The stores will remain open as Bottom Dollar Food stores until year-end, at which time they will close and the Bottom Dollar banner will be retired, according to Delhaize.
"The divestiture of Bottom Dollar Food further simplifies our business, increases debt capacity and creates shareholder value. Today's announcement is consistent with our strategy, announced in March, of investing in and focusing on our core markets,” said Delhaize president and CEO Frans Muller.
Delhaize currently operates 3,386 stores and last year generated revenue of roughly $27.8 billion.
The acquisition by ALDI is part of an accelerating growth strategy for the discount grocer. The company, which currently operates 1,300 stores, plans to open 650 new stores across the country, including expanding to Southern California, bringing its total number of US stores to nearly 2,000 by the end of 2018.
Whole Foods healthier than thought
The nation’s leading natural and organic grocer proved its doubters wrong with a better than expected fourth quarter earnings report, a rosy outlook for the coming year and dedication to a long-term growth strategy.
Same store sales increased 3.1% in the company’s fourth quarter ended September 28 and the company disclosed its first quarter is off to a strong start with same store sales up 4.6% through November 2 thanks to balance of traffic and ticket growth. Total company sales increased 9% during the fourth quarter to a record $3.3 billion while profits increased 5.8% to $128 million from $121 million. Earnings per share increased 9.4% to 35 cents from 32 cents, three cents better than analysts expected.
Helping to drive fourth quarter sales growth was the opening of a record 13 new stores and expansion into seven new markets. The contribution of the new stores would have been even greater, but nine of the openings came within the final month of the quarter.
For the year, the company opened 38 new stores to end with 401 stores and reaffirmed that the U.S. can ultimately support 1,200 stores. Moving toward that goal in the first quarter, Whole Foods has opened three new stores so far and plans six more out of a total 2015 fiscal year plan which calls for 38 to 42 new stores. The addition of new stores and plans for a low to mid single digit same store sales increase are expected to result in full year sales growth of 9%.
"The last few months have been an incredibly exciting and rewarding time for our company as we opened a record number of new stores and launched several strategic initiatives, expanding choices for our customers and reinforcing our values as America's healthiest grocery store,” said John Mackey, Whole Foods co-found and co-CEO. “Collectively, our efforts have led to extremely high team member morale, heightened brand visibility and positive sales momentum.”
Mackey’s counterpart, Walter Robb, weighed in on Whole Foods differentiation philosophy and value proposition as the key drivers of the company’s favorable long term prospects.

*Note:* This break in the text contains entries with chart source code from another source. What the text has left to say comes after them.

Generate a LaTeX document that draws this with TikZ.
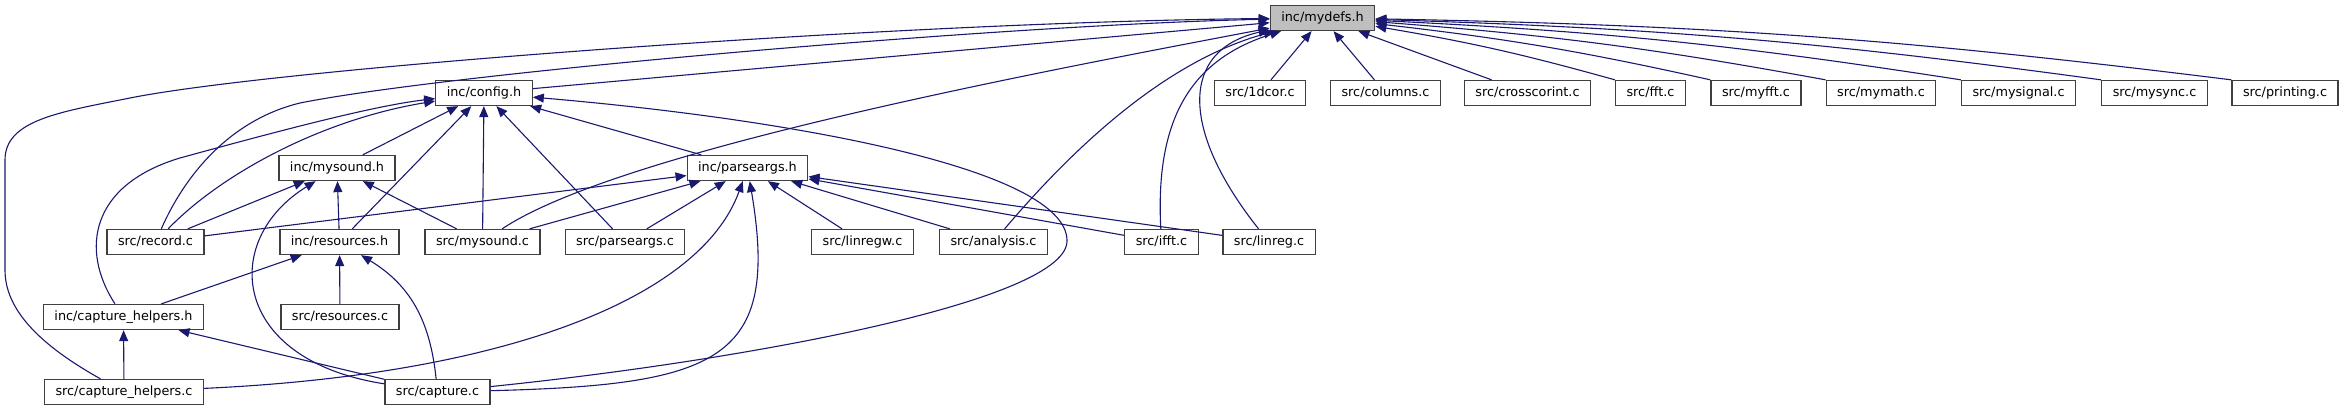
\documentclass[tikz,border=0pt]{standalone}
\usepackage{fontspec}
\setmainfont{DejaVu Sans}
\usetikzlibrary{arrows.meta}
\definecolor{edgeblue}{RGB}{25,25,112}
\tikzset{
    file/.style = {draw = black!75, line width = 1.3pt, fill = white, inner xsep = 11pt, inner ysep = 0pt,
        minimum height = 25pt, text height = 9.5pt, text depth = 2.7pt, font = \fontsize{12.8}{15}\selectfont},
    dep/.style = {draw = edgeblue, line width = 1.1pt, -{Triangle[length = 11pt, width = 9pt]}},
}
\begin{document}
\begin{tikzpicture}[x = 1pt, y = -1pt]
    \useasboundingbox (0, 0) rectangle (2344, 411);

    \node [file, fill = gray!50] (mydefs) at (1322.5, 18) {inc/mydefs.h};

    \node [file] (config) at (484, 93) {inc/config.h};
    \node [file] (dcor) at (1260, 93) {src/1dcor.c};
    \node [file] (columns) at (1385.5, 93) {src/columns.c};
    \node [file] (crosscorint) at (1527.5, 93) {src/crosscorint.c};
    \node [file] (fft) at (1650.5, 93) {src/fft.c};
    \node [file] (myfft) at (1756, 93) {src/myfft.c};
    \node [file] (mymath) at (1881, 93) {src/mymath.c};
    \node [file] (mysignal) at (2018.5, 93) {src/mysignal.c};
    \node [file] (mysync) at (2154.5, 93) {src/mysync.c};
    \node [file] (printing) at (2285, 93) {src/printing.c};

    \node [file] (mysoundh) at (337, 168) {inc/mysound.h};
    \node [file] (parseh) at (747.5, 168) {inc/parseargs.h};

    \node [file] (record) at (155.5, 242) {src/record.c};
    \node [file] (resh) at (339.5, 242) {inc/resources.h};
    \node [file] (mysoundc) at (482.5, 242) {src/mysound.c};
    \node [file] (parsec) at (625, 242) {src/parseargs.c};
    \node [file] (linregw) at (862.5, 242) {src/linregw.c};
    \node [file] (analysis) at (993.5, 242) {src/analysis.c};
    \node [file] (ifft) at (1161.5, 242) {src/ifft.c};
    \node [file] (linreg) at (1269, 242) {src/linreg.c};

    \node [file] (caph) at (123.5, 317) {inc/capture\_helpers.h};
    \node [file] (resc) at (340, 317) {src/resources.c};

    \node [file] (capc) at (124, 392) {src/capture\_helpers.c};
    \node [file] (capture) at (437.5, 392) {src/capture.c};

    \path [every edge/.style = dep]
        (config) edge (mydefs)
        (dcor) edge (mydefs)
        (columns) edge (mydefs)
        (crosscorint) edge (mydefs)
        (fft.north west) edge [bend right = 3] (mydefs)
        (myfft.north west) edge [bend right = 3] (mydefs)
        (mymath.north west) edge [bend right = 3] (mydefs)
        (mysignal.north west) edge [bend right = 3] (mydefs)
        (mysync.north west) edge [bend right = 3] (mydefs)
        (printing.north west) edge [bend right = 3] (mydefs)

        (mysoundh) edge (config)
        (resh) edge (config)
        (mysoundc) edge (config)
        (parsec) edge (config)
        (parseh) edge (config)

        (record) edge (mysoundh)
        (resh) edge (mysoundh)
        (mysoundc) edge (mysoundh)

        (record) edge (parseh)
        (mysoundc) edge (parseh)
        (parsec) edge (parseh)
        (linregw) edge (parseh)
        (analysis) edge (parseh)
        (ifft) edge (parseh)
        (linreg) edge (parseh)

        (caph) edge (resh)
        (resc) edge (resh)

        (capc) edge (caph)
        (capture) edge (caph)
    ;

    \draw [dep] (capc) .. controls (40, 345) and (5, 310) .. (5, 270) -- (5, 160)
        .. controls (5, 120) and (60, 112) .. (130, 98) .. controls (280, 68) and (900, 22) .. (mydefs);
    \draw [dep] (record) .. controls (185, 175) and (230, 120) .. (300, 103)
        .. controls (450, 73) and (1000, 25) .. (mydefs);
    \draw [dep] (mysoundc) .. controls (620, 150) and (1050, 70) .. (mydefs);
    \draw [dep] (analysis) .. controls (1080, 140) and (1170, 60) .. (mydefs);
    \draw [dep] (ifft) .. controls (1155, 120) and (1190, 60) .. (mydefs);
    \draw [dep] (linreg) .. controls (1180, 130) and (1180, 50) .. (mydefs);

    \draw [dep] (caph) .. controls (80, 250) and (90, 185) .. (180, 158)
        .. controls (300, 125) and (380, 105) .. (config);
    \draw [dep] (record) .. controls (220, 175) and (320, 120) .. (config);
    \draw [dep] (capture) .. controls (750, 360) and (1070, 300) .. (1067, 240)
        .. controls (1065, 170) and (800, 120) .. (config);

    \draw [dep] (capture) .. controls (230, 360) and (220, 240) .. (mysoundh);
    \draw [dep] (capc) .. controls (500, 375) and (700, 300) .. (parseh);
    \draw [dep] (capture) .. controls (720, 385) and (780, 360) .. (parseh);
    \draw [dep] (capture) .. controls (430, 320) and (410, 285) .. (resh);
\end{tikzpicture}
\end{document}
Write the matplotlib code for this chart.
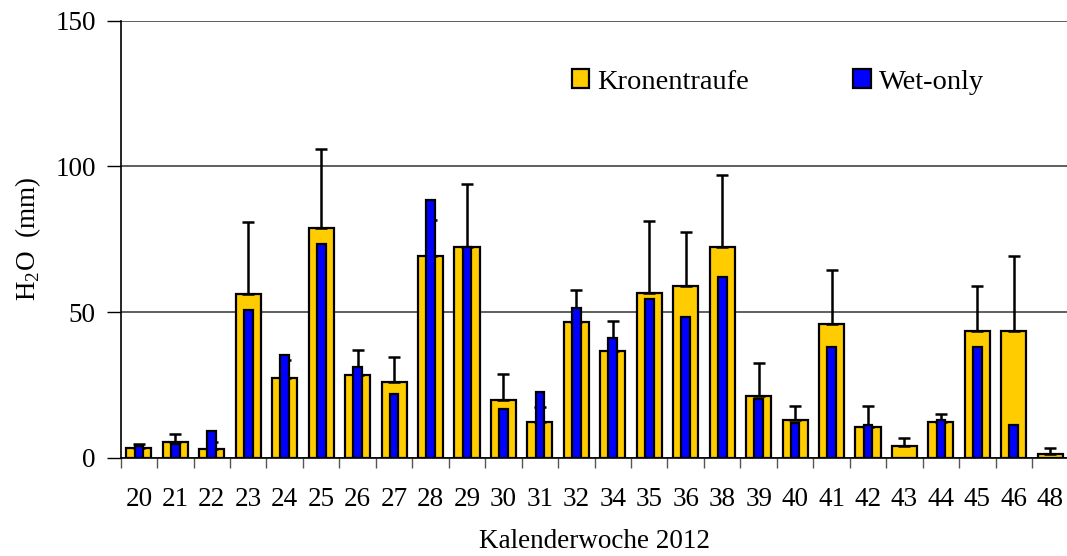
import matplotlib
matplotlib.use("Agg")
import matplotlib.pyplot as plt
import numpy as np
from matplotlib.patches import Patch

weeks = ["20", "21", "22", "23", "24", "25", "26", "27", "28", "29", "30", "31", "32",
         "34", "35", "36", "38", "39", "40", "41", "42", "43", "44", "45", "46", "48"]
kronentraufe = [3.3, 5.4, 3.1, 56.4, 27.6, 79.0, 28.4, 26.0, 69.3, 72.2, 19.9, 12.4, 46.5,
                36.8, 56.7, 59.0, 72.4, 21.2, 13.0, 46.0, 10.6, 4.1, 12.2, 43.7, 43.7, 1.4]
kronentraufe_err = [1.6, 2.8, 2.4, 24.5, 6.0, 27.0, 8.6, 8.5, 12.2, 21.9, 9.0, 5.0, 11.0,
                    10.1, 24.6, 18.4, 24.8, 11.4, 4.7, 18.6, 7.1, 2.6, 2.8, 15.3, 25.7, 2.1]
wet_only = [4.1, 4.7, 9.3, 50.9, 35.4, 73.5, 31.2, 21.9, 88.6, 72.2, 16.7, 22.6, 51.6,
            41.1, 54.6, 48.2, 62.2, 20.2, 11.9, 38.1, 11.3, 0.0, 13.0, 37.9, 11.4, 0.0]

plt.rcParams['font.family'] = ['Liberation Serif', 'DejaVu Serif']
FS = 19.5

fig = plt.figure(figsize=(10.67, 5.56), dpi=100)
ax = fig.add_axes([0.1131, 0.1763, 0.8883, 0.7865])

x = np.arange(len(weeks))
yellow = "#FFCC00"
blue = "#0000FF"

ax.bar(x, kronentraufe, width=0.69, color=yellow, edgecolor="black", linewidth=1.6, zorder=3)
ax.errorbar(x, kronentraufe, yerr=[np.zeros(len(x)), kronentraufe_err], fmt="none",
            ecolor="black", elinewidth=1.8, capsize=4.5, capthick=1.8, zorder=4)
wx = [xi for xi, v in zip(x, wet_only) if v > 0]
wv = [v for v in wet_only if v > 0]
ax.bar(wx, wv, width=0.24, color=blue, edgecolor="black", linewidth=1.6, zorder=5)

ax.set_xlim(-0.5, len(weeks) - 0.5)
ax.set_ylim(0, 150)
ax.set_yticks([0, 50, 100, 150])
ax.set_xticks(x)
ax.set_xticklabels(weeks, fontsize=FS)
ax.set_xticks(np.arange(-0.5, len(weeks), 1.0), minor=True)
ax.tick_params(axis="x", which="major", length=0, pad=21)
ax.tick_params(axis="x", which="minor", length=7, width=1, color="#555555", direction="out")
ax.tick_params(axis="y", labelsize=FS, length=10, width=1, direction="out", pad=8)

ax.yaxis.grid(True, color="#333333", linewidth=1.1, zorder=0)
ax.set_axisbelow(True)
for s in ["top", "right"]:
    ax.spines[s].set_visible(False)
ax.spines["left"].set_linewidth(1.2)
ax.spines["bottom"].set_linewidth(1.2)

ax.set_ylabel("H$_\\mathregular{2}$O  (mm)", fontsize=FS, labelpad=9)
ax.set_xlabel("Kalenderwoche 2012", fontsize=FS, labelpad=12)

handles = [Patch(facecolor=yellow, edgecolor="black", linewidth=1.6, label="Kronentraufe"),
           Patch(facecolor=blue, edgecolor="black", linewidth=1.6, label="Wet-only")]
ax.legend(handles=handles, ncol=2, frameon=False, fontsize=20.5,
          loc="center left", bbox_to_anchor=(0.476, 0.860),
          handlelength=0.62, handleheight=0.62, handletextpad=0.28, columnspacing=3.65,
          borderpad=0.0, borderaxespad=0.0)

fig.savefig("out.png", dpi=100)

“Natural and organic products are increasingly available, yet no one offers the shopping experience we offer. We hold the idea of 'food' to a higher standard, banning more than 75 ingredients commonly found in other stores, and we believe our unparalleled quality standards are a large part of why we maintain a broad base of loyal customers and attract new customers aspiring to a natural and organic lifestyle," Robb said. "As we accelerate our growth, we are evolving and differentiating our shopping experience faster than ever before. Our leadership in retail innovation is one of our many competitive advantages, and it is exciting to see our new stores from Palm Desert, California to Toronto, Canada perform so well."
As Whole Food pursues its growth agenda, the company also said it was shifting its conversation with the investment community. The company said it would focus on a broader directional point of view and metrics it believes are key to the long-term health of the company and no longer provide regular quarterly updates to its annual targets.